Wednesday, 24 May 2017

What’s next in ATE?

Commercial ATE gets underwriting boost.
A dedicated new underwriting team, a clear emphasis on service standards and a host of fresh ideas to assist major legal firms in adjusting to a changing yet well-established market sector, ARAG is well placed to challenge in the commercial ATE sector.

With a clear focus on new business opportunities in the range of £100,000 to £500,000 indemnity limits. ARAG has committed the resources to deliver a first class service in this competitive marketplace. Underpinning the push for growth is the development of products under the Recourse umbrella. As always, the underwriting team is happy to discuss bespoke options to tailor cover to the needs of both the legal practice and to the specific type of case. The objective is to make ARAG a first, and automatic, choice of insurer partner.
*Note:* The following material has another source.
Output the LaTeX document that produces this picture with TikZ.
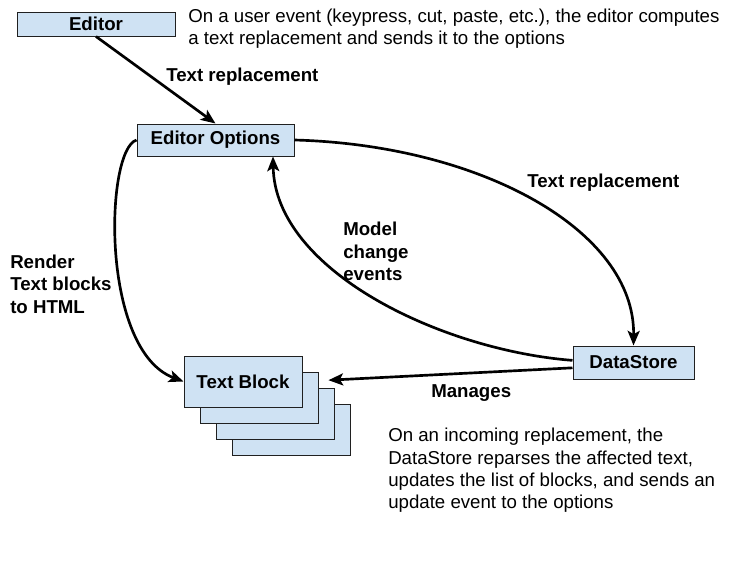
\documentclass[tikz,border=0pt]{standalone}
\usepackage{fontspec}
\setmainfont{Liberation Sans}
\usepackage{tikz}
\usetikzlibrary{arrows.meta,positioning,calc}
\definecolor{BlockFill}{HTML}{CFE2F3}
\definecolor{BlockDraw}{HTML}{202020}

\begin{document}
\begin{tikzpicture}[x=0.75pt, y=-0.75pt, font=\fontsize{14}{16.8}\selectfont]
  \tikzstyle{block} = [rectangle, draw=BlockDraw, fill=BlockFill, line width=0.75pt, inner sep=0pt, font=\fontsize{14}{16.8}\selectfont\bfseries]
  \tikzstyle{tag} = [anchor=west, align=left, inner sep=0pt, font=\fontsize{14}{16.8}\selectfont\bfseries]
  \tikzstyle{note} = [anchor=west, align=left, inner sep=0pt]
  \tikzstyle{line} = [draw=black, line width=2pt, -{Stealth[length=11pt, width=9pt, inset=2.5pt]}]

  \useasboundingbox (0,0) rectangle (733,572);

  \node [block, minimum width=118.5pt, minimum height=18pt] (editor) at (96,24) {Editor};
  \node [block, minimum width=117.75pt, minimum height=24pt] (options) at (215.5,140) {Editor Options};
  \foreach \i in {3,2,1}
    \node [block, minimum width=88.5pt, minimum height=38.25pt] (page\i) at (243+16*\i,381.5+16*\i) {};
  \node [block, minimum width=88.5pt, minimum height=38.25pt] (textblock) at (243,381.5) {Text Block};
  \node [block, minimum width=90.75pt, minimum height=24.75pt] (datastore) at (633.5,362.5) {DataStore};

  \path [line] (editor.south) -- (options.north);
  \path [line] (options.east) .. controls (480,145) and (635,230) .. (datastore.north);
  \path [line] (datastore.178) .. controls (440,350) and (275,270) .. ($(options.south)+(57.5,0)$);
  \path [line, shorten >=19.5pt] (datastore.185) -- (textblock.east);
  \path [line] (options.west) .. controls (105,150) and (100,350) .. (textblock.west);

  \node [tag] (replace1) at (166,77) {Text replacement};
  \node [tag] (replace2) at (527,183) {Text replacement};
  \node [tag] (model) at (343,251.5) {Model\\change\\events};
  \node [tag] (render) at (10,284) {Render\\Text blocks\\to HTML};
  \node [tag] (manages) at (431,393) {Manages};
  \node [note] (editnote) at (188,28.5) {On a user event (keypress, cut, paste, etc.), the editor computes\\a text replacement and sends it to the options};
  \node [note] (storenote) at (388,470.5) {On an incoming replacement, the\\DataStore reparses the affected text,\\updates the list of blocks, and sends an\\update event to the options};
\end{tikzpicture}
\end{document}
Increasing activities in this sector is part of the company’s plan to accelerate its GWP in this area of the market. With further proposed legislation changes on the horizon, legal practices are similarly taking a new look at how they will affect their businesses over the coming years. The ARAG team is poised to respond. There are currently two distinct core policy types: Recourse Complete is the well-known policy for personal injury claims – accidents at work, slips & trips, clinical negligence, industrial diseases and RTAs. It is Recourse Options, designed for non-injury cases such as commercial and personal contract disputes, that is causing the latest interest. This also covers professional negligence, wills & probate, as well as insolvency claims.

Housing disrepair
Whilst some firms may not fully diversify into commercial claims, they are likely to be looking at the areas such as housing disrepair. Since the boom in buy-to-let investment, there has been a startling increase in the number of ‘rogue’ landlords who are not looking after either their properties or their tenants. Having seen the shortage of rental properties and very little enforcement of regulatory requirements, these landlords have been ignoring ‘due care’ and putting tenants into substandard accommodation, then failing to carry out even the most basic repairs such as dealing with damp. Often, it will be tenants housed by local councils; people who have very little in the way of funds or legal expertise who are left  to pursue claims without help. There has been a substantial amount of litigation already, and it is growing all the time.